The Government was seeking to build a different country, the Foreign Minister said, where justice reigns, human rights are valued and individual dignity is upheld. The National Unity Government seeks to engage wholeheartedly in the process to draft a new constitution that it believes is central to democratisation and preventing a recurrence of conflict, he explained.
The constitution building exercise would “unite our people who have been divided far too long,” the Foreign Minister told the council.
Outlining the Government’s steps toward reconciliation and justice, Minister Samaraweera also announced that the Truth-seeking Commission would be proposed to Cabinet for approval in two months. The truth-seeking commission, to be modelled on South Africa’s post-Apartheid Truth and Reconciliation Commission, would be the second formal mechanism to be proposed by the Government since the permanent Office of Missing Persons was enacted into law late last year.
The Sri Lankan Foreign Minister also told the UN Human Rights body that his Government believed that “even one incident of torture is one too many”, and took recent allegations of continuing incidence of torture “seriously”. “The Government maintains a zero-tolerance policy towards torture,” he claimed.
“Yet another splendid speech. We believe you, but unfortunately, your leaders President Maithripala Sirisena and Prime Minister Ranil Wickremesinghe sometimes let you down,” tweeted Suren Surendiran, Spokeperson for the Tamil Diaspora umbrella group, Global Tamil Forum (GTF) moments after the Minister’s speech.

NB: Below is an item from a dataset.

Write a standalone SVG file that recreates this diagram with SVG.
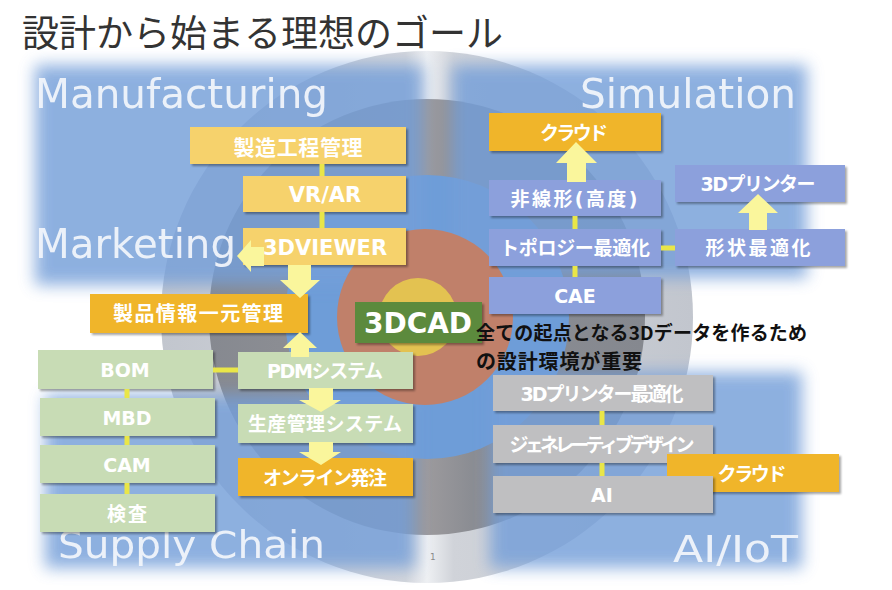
<svg xmlns="http://www.w3.org/2000/svg" width="892" height="590" viewBox="0 0 892 590">
<defs>
<style>
.ly{fill:#F6D26C}
.or{fill:#F0B52B}
.gr{fill:#C8DCB5}
.pu{fill:#8CA0DC}
.gy{fill:#BFBFC1}
.cad{fill:#5C8A3C}
.box{filter:url(#sh)}
.lbl{font-family:"DejaVu Sans","Noto Sans CJK JP",sans-serif;font-weight:bold;fill:#ffffff;text-anchor:middle;font-size:19px}
.l21{font-size:21px}
.big{font-family:"DejaVu Sans","Noto Sans CJK JP",sans-serif;font-size:41px;fill:#F4F7FC;opacity:0.92}
.conn{stroke:#E9E648;stroke-width:5;fill:none}
.arrow{fill:#FAF69C}
.title{font-family:"Noto Sans CJK JP","Noto Sans",sans-serif;font-size:37px;fill:#333333}
.note{font-family:"Noto Sans CJK JP","Noto Sans",sans-serif;font-weight:bold;fill:#111111}
</style>
<filter id="sh" x="-5%" y="-10%" width="115%" height="140%">
<feDropShadow dx="2" dy="2" stdDeviation="1.2" flood-color="#000000" flood-opacity="0.35"/>
</filter>
<filter id="blur" x="-15%" y="-15%" width="130%" height="130%">
<feGaussianBlur stdDeviation="8"/>
</filter>
<linearGradient id="gOuter" gradientUnits="userSpaceOnUse" x1="161" y1="0" x2="693" y2="0">
<stop offset="0" stop-color="#C2C6CE"/>
<stop offset="0.46" stop-color="#D2D5DB"/>
<stop offset="0.5" stop-color="#EEF0F3"/>
<stop offset="0.55" stop-color="#D0D3D9"/>
<stop offset="1" stop-color="#C2C6CE"/>
</linearGradient>
<linearGradient id="gGray" gradientUnits="userSpaceOnUse" x1="209" y1="0" x2="645" y2="0">
<stop offset="0" stop-color="#868990"/>
<stop offset="0.45" stop-color="#949498"/>
<stop offset="0.5" stop-color="#9C9A9D"/>
<stop offset="0.6" stop-color="#8B8D93"/>
<stop offset="1" stop-color="#85888F"/>
</linearGradient>
</defs>

<g id="background">
<rect x="0" y="0" width="892" height="590" fill="#ffffff"/>
<circle cx="427" cy="317" r="266" fill="url(#gOuter)"/>
<circle cx="427" cy="317" r="218" fill="url(#gGray)"/>
<circle cx="427" cy="317" r="142" fill="#6E9DD8"/>
<g filter="url(#blur)" fill="#759FD9" opacity="0.82">
<rect x="35" y="65" width="388" height="220"/>
<rect x="452" y="65" width="355" height="213"/>
<rect x="45" y="395" width="370" height="173"/>
<rect x="490" y="372" width="312" height="196"/>
</g>
<circle cx="425" cy="317" r="88" fill="#C0806A"/>
<circle cx="418" cy="317" r="39" fill="#E3C251"/>
</g>

<g id="labels">
<text class="title" x="22" y="47">設計から始まる理想のゴール</text>
<text class="big" x="35" y="108" textLength="293" lengthAdjust="spacingAndGlyphs">Manufacturing</text>
<text class="big" x="35" y="258" textLength="201" lengthAdjust="spacingAndGlyphs">Marketing</text>
<text class="big" x="580" y="108" textLength="216" lengthAdjust="spacingAndGlyphs">Simulation</text>
<text class="big" x="58" y="558" style="font-size:37px" textLength="267" lengthAdjust="spacingAndGlyphs">Supply Chain</text>
<text class="big" x="673" y="562" style="font-size:38px" textLength="125" lengthAdjust="spacingAndGlyphs">AI/IoT</text>
<text x="430" y="560" font-family="DejaVu Sans, sans-serif" font-size="9" fill="#8a8a8a">1</text>
</g>

<g id="n-seizo"><rect class="ly box" x="190" y="127" width="216" height="37"/><text class="lbl l21" x="298" y="154.5" textLength="129">製造工程管理</text></g>
<g id="n-vrar"><rect class="ly box" x="243" y="176" width="163" height="36"/><text class="lbl l21" x="325" y="202">VR/AR</text></g>
<g id="n-3dviewer"><rect class="ly box" x="243" y="228" width="163" height="37"/><text class="lbl l21" x="325" y="254.5">3DVIEWER</text></g>
<g id="n-seihin"><rect class="or box" x="90" y="294" width="218" height="39"/><text class="lbl" x="198" y="321" style="font-size:20px" textLength="170">製品情報一元管理</text></g>
<g id="n-pdm"><rect class="gr box" x="238" y="352" width="175" height="37"/><text class="lbl" x="325" y="378" textLength="116">PDMシステム</text></g>
<g id="n-seisan"><rect class="gr box" x="238" y="404" width="175" height="39"/><text class="lbl" x="325" y="431" textLength="154">生産管理システム</text></g>
<g id="n-online"><rect class="or box" x="238" y="458" width="175" height="38"/><text class="lbl" x="325" y="484.5" textLength="124">オンライン発注</text></g>
<g id="n-bom"><rect class="gr box" x="38" y="350" width="175" height="39"/><text class="lbl" x="125" y="377">BOM</text></g>
<g id="n-mbd"><rect class="gr box" x="40" y="398" width="175" height="38"/><text class="lbl" x="127" y="424.5">MBD</text></g>
<g id="n-cam"><rect class="gr box" x="40" y="445" width="175" height="38"/><text class="lbl" x="127" y="471.5">CAM</text></g>
<g id="n-kensa"><rect class="gr box" x="40" y="494" width="175" height="38"/><text class="lbl" x="127" y="520.5" textLength="40">検査</text></g>

<g id="n-cloud1"><rect class="or box" x="489" y="113" width="172" height="38"/><text class="lbl" x="574" y="139.5" textLength="68">クラウド</text></g>
<g id="n-hisenkei"><rect class="pu box" x="489" y="180" width="172" height="36"/><text class="lbl" x="574" y="205.5" textLength="127">非線形(高度)</text></g>
<g id="n-topo"><rect class="pu box" x="489" y="229" width="172" height="37"/><text class="lbl" x="575" y="255" textLength="150">トポロジー最適化</text></g>
<g id="n-cae"><rect class="pu box" x="489" y="277" width="172" height="37"/><text class="lbl" x="575" y="303">CAE</text></g>
<g id="n-3dp"><rect class="pu box" x="675" y="165" width="170" height="37"/><text class="lbl" x="758" y="191" textLength="115">3Dプリンター</text></g>
<g id="n-keijo"><rect class="pu box" x="675" y="229" width="170" height="37"/><text class="lbl" x="758" y="255" textLength="105">形状最適化</text></g>
<g id="n-3dpopt"><rect class="gy box" x="493" y="375" width="220" height="36"/><text class="lbl" x="602" y="400.5" textLength="163">3Dプリンター最適化</text></g>
<g id="n-gene"><rect class="gy box" x="493" y="425" width="220" height="38"/><text class="lbl" x="602" y="451.5" textLength="185">ジェネレーティブデザイン</text></g>
<g id="n-cloud2"><rect class="or box" x="667" y="454" width="172" height="38"/><text class="lbl" x="752" y="480.5" textLength="69">クラウド</text></g>
<g id="n-ai"><rect class="gy box" x="493" y="476" width="220" height="37"/><text class="lbl" x="602" y="502">AI</text></g>
<g id="n-3dcad"><rect class="cad box" x="355" y="302" width="127" height="41"/><text class="lbl" x="418" y="333" style="font-size:28px">3DCAD</text></g>

<g id="n-note">
<text class="note" x="476" y="340" font-size="19" textLength="331">全ての起点となる3Dデータを作るため</text>
<text class="note" x="476" y="369" font-size="20" textLength="166">の設計環境が重要</text>
</g>

<g id="connectors">
<path class="conn" d="M322,164 V176 M322,212 V228 M213,370 H238 M127,389 V398 M127,436 V445 M127,483 V494 M575,216 V229 M575,266 V277 M661,248 H675 M602,411 V425 M602,463 V476"/>
<path class="arrow" d="M237,256 L251,240 L251,247 L264,247 L264,266 L251,266 L251,272 Z"/>
<path class="arrow" d="M288,265 L311,265 L311,280 L320,280 L300,298 L280,280 L288,280 Z"/>
<path class="arrow" d="M300,332 L317,348 L309,348 L309,357 L291,357 L291,348 L283,348 Z"/>
<path class="arrow" d="M309,388 L333,388 L333,400 L341,400 L321,412 L299,400 L309,400 Z"/>
<path class="arrow" d="M309,442 L333,442 L333,452 L341,452 L321,465 L299,452 L309,452 Z"/>
<path class="arrow" d="M576,142 L597,163 L586,163 L586,182 L567,182 L567,163 L556,163 Z"/>
<path class="arrow" d="M758,194 L778,213 L767,213 L767,230 L749,230 L749,213 L738,213 Z"/>
</g>
</svg>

Other Sri Lanka watchers, milling around the Palaisdes Nations after Minister Samaraweera’s speech observed that member states of the Human Rights Council would be happy with statement, since they still badly want Sri Lanka to be a “success story”.
The Foreign Minister’s speech had contained sufficient reaffirmation of the Government’s commitments to reconciliation and accountability for Sri Lanka to remain a focal point at the council, one international activist told Daily FT speaking on confidentially. “But nothing he said today indicates that the Human Rights Council should give Sri Lanka a blank cheque,” the activist warned.
During his speech, the Foreign Minister noted that since he last addressed the Human Rights Council in Geneva in June 2016, the Government had drafted legislation to outlaw enforced disappearances, formulated counter-terrorism legislative framework in keeping with international practices, enacted law to set up the OMP and given effect to Right to Information legislation.
The Human Rights Council, Minister Samaraweera was familiar with Sri Lanka’s story. “After years of denial, disengagement and self-isolation, the National Unity Government proceeded to set our country on a transformative trajectory in terms of human rights, good governance, rule of law, justice, reconciliation and economic development.”
Foreign Minister Mangala Samaraweera met with British Parliamentary undersecretary of State for Foreign and Commonwealth affairs, Alok Sharma on the sidelines of the 34th Session of the UNHRC in Geneva yesterday.
Minister Sharma tweeted after the meeting that he had discussed the need to embed stability, reconciliation and justice in Sri Lanka with the Foreign Minister during their discussions.
Addressing the Human Rights Council yesterday, Minister Sharma welcomed Minister Samaraweera’s constructive engagement in Geneva. “We must give Sri Lanka time to fully implement the October 2015 resolution and post-conflict measures required to embed stability, reconciliation and justice,” the British Minister urged.